• _AIM_: Extract the first line through the line containing "IV vs RV</text>" from the listing below, exactly as written.

• _DATA SECTION_:

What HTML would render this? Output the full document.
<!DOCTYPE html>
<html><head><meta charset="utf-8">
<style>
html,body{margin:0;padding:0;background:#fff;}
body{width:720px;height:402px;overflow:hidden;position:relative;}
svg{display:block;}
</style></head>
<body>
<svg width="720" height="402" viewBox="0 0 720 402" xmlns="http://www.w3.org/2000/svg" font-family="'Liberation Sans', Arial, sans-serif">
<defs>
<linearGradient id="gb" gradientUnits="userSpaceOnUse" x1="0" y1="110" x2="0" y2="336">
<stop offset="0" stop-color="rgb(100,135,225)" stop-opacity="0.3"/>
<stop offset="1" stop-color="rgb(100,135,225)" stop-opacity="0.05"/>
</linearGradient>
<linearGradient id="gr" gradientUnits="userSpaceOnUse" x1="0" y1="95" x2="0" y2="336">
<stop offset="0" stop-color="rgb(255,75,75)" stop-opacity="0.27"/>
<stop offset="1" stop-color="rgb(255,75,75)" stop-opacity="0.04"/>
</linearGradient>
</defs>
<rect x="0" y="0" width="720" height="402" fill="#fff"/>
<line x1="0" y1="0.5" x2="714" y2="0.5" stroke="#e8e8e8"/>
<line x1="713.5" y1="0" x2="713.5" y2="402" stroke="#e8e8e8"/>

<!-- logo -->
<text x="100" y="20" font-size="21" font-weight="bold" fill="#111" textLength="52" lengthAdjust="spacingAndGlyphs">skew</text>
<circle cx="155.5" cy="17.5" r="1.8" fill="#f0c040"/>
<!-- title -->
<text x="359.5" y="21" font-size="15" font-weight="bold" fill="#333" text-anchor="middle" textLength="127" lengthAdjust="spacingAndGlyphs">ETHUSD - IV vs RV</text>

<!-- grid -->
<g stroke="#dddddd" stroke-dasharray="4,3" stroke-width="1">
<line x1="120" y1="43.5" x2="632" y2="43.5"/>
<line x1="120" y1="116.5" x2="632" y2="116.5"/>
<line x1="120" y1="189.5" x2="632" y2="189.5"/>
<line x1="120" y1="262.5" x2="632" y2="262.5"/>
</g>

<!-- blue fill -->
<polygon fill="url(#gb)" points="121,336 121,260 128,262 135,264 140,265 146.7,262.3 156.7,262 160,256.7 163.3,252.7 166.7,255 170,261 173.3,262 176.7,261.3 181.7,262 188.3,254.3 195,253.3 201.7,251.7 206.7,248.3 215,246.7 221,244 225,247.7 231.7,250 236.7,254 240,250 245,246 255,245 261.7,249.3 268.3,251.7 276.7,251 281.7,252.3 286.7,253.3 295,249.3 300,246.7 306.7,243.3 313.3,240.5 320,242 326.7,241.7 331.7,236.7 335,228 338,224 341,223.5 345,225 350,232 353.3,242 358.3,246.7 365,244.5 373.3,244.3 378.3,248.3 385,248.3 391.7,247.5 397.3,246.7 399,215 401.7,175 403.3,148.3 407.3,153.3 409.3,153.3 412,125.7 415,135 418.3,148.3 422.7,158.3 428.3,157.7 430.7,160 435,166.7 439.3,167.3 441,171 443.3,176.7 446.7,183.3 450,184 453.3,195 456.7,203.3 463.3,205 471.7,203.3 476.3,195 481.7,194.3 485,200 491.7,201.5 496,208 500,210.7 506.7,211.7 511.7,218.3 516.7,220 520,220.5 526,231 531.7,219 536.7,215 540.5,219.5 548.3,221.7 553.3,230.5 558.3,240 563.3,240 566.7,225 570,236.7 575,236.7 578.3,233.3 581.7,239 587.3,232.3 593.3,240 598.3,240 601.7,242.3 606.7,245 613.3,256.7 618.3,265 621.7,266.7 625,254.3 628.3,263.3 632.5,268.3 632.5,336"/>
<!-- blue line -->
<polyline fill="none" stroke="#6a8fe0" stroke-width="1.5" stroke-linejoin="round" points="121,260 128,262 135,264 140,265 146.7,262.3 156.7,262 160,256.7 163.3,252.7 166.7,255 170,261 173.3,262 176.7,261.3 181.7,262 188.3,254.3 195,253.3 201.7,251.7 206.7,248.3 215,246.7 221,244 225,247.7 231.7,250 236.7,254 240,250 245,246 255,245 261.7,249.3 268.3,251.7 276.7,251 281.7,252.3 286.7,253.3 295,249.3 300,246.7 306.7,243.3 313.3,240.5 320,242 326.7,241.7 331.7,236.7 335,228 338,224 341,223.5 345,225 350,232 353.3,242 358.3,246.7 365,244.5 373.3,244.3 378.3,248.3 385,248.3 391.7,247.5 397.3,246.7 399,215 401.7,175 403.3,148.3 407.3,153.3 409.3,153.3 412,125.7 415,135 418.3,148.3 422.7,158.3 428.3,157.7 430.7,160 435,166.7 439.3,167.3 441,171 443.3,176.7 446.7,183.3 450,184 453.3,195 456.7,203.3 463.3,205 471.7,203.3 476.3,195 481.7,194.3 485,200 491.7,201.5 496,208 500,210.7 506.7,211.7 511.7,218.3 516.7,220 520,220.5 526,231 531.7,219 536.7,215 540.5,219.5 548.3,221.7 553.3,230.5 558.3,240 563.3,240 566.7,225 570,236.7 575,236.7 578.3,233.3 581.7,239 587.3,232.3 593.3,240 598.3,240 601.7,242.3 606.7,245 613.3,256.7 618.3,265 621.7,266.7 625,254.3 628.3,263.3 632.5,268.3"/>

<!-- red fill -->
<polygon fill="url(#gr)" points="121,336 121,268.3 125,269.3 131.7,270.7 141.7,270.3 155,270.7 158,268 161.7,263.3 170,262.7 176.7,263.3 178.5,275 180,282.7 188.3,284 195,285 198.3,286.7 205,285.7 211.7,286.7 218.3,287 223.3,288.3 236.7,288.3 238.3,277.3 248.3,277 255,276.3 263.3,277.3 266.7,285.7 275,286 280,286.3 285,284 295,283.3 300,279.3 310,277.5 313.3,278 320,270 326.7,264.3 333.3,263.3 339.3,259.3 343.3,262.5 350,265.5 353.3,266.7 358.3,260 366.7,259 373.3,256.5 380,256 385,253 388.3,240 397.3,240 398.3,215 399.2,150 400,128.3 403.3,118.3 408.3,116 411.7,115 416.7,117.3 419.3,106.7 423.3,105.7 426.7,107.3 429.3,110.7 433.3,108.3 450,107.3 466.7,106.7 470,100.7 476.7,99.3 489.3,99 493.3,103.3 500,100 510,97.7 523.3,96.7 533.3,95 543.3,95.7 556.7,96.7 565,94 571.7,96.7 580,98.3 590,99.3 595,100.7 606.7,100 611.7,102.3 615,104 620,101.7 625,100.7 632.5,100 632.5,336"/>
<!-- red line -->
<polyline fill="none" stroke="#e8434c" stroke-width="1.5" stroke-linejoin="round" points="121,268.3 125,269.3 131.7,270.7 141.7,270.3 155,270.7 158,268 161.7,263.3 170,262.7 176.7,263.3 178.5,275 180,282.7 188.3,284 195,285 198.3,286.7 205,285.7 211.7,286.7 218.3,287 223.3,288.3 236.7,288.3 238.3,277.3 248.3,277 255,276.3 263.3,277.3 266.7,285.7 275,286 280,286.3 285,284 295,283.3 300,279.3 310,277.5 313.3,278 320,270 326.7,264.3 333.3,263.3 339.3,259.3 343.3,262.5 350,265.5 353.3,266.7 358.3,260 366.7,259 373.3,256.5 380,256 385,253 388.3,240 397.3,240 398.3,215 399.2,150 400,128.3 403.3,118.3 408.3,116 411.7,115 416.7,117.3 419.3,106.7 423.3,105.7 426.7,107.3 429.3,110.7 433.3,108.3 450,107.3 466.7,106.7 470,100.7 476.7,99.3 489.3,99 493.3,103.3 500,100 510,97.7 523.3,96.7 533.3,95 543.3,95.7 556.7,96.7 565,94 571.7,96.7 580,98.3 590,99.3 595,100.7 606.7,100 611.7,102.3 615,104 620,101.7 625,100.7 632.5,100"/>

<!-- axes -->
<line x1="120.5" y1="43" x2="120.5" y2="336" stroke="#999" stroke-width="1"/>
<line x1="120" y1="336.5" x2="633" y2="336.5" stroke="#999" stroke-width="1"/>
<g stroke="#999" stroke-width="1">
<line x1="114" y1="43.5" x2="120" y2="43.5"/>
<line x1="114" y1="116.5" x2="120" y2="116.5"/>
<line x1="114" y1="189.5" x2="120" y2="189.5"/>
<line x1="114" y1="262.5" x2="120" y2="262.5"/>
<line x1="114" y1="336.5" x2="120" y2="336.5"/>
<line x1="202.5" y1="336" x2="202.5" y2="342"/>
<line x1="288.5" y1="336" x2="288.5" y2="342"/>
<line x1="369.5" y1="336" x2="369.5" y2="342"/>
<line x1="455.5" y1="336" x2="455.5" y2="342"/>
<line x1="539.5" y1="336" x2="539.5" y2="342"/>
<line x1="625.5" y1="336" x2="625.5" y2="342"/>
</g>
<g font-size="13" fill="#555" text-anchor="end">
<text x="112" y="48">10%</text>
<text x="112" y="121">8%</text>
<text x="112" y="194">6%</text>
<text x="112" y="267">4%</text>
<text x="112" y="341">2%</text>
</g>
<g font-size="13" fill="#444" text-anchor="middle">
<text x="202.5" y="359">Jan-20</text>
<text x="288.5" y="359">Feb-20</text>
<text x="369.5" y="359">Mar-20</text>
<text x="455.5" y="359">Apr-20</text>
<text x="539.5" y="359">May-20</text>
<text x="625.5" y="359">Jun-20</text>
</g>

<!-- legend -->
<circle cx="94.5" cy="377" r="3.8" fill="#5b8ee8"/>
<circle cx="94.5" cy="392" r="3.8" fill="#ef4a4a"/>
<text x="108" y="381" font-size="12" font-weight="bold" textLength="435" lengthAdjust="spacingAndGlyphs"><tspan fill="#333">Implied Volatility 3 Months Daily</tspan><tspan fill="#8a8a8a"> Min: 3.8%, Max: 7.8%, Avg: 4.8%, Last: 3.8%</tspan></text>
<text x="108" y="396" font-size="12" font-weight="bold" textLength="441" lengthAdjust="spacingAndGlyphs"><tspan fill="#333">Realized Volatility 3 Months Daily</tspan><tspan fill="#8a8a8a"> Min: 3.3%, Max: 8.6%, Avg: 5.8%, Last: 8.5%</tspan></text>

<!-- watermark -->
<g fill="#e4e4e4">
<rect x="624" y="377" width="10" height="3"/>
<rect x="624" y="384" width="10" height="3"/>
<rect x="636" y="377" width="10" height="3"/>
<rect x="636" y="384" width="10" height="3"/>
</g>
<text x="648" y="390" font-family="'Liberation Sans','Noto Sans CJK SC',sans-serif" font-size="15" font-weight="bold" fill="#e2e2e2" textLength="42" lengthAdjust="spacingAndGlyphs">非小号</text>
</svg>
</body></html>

• _SOLUTION TO THIS PROBLEM_:
What HTML would render this? Output the full document.
<!DOCTYPE html>
<html><head><meta charset="utf-8">
<style>
html,body{margin:0;padding:0;background:#fff;}
body{width:720px;height:402px;overflow:hidden;position:relative;}
svg{display:block;}
</style></head>
<body>
<svg width="720" height="402" viewBox="0 0 720 402" xmlns="http://www.w3.org/2000/svg" font-family="'Liberation Sans', Arial, sans-serif">
<defs>
<linearGradient id="gb" gradientUnits="userSpaceOnUse" x1="0" y1="110" x2="0" y2="336">
<stop offset="0" stop-color="rgb(100,135,225)" stop-opacity="0.3"/>
<stop offset="1" stop-color="rgb(100,135,225)" stop-opacity="0.05"/>
</linearGradient>
<linearGradient id="gr" gradientUnits="userSpaceOnUse" x1="0" y1="95" x2="0" y2="336">
<stop offset="0" stop-color="rgb(255,75,75)" stop-opacity="0.27"/>
<stop offset="1" stop-color="rgb(255,75,75)" stop-opacity="0.04"/>
</linearGradient>
</defs>
<rect x="0" y="0" width="720" height="402" fill="#fff"/>
<line x1="0" y1="0.5" x2="714" y2="0.5" stroke="#e8e8e8"/>
<line x1="713.5" y1="0" x2="713.5" y2="402" stroke="#e8e8e8"/>

<!-- logo -->
<text x="100" y="20" font-size="21" font-weight="bold" fill="#111" textLength="52" lengthAdjust="spacingAndGlyphs">skew</text>
<circle cx="155.5" cy="17.5" r="1.8" fill="#f0c040"/>
<!-- title -->
<text x="359.5" y="21" font-size="15" font-weight="bold" fill="#333" text-anchor="middle" textLength="127" lengthAdjust="spacingAndGlyphs">ETHUSD - IV vs RV</text>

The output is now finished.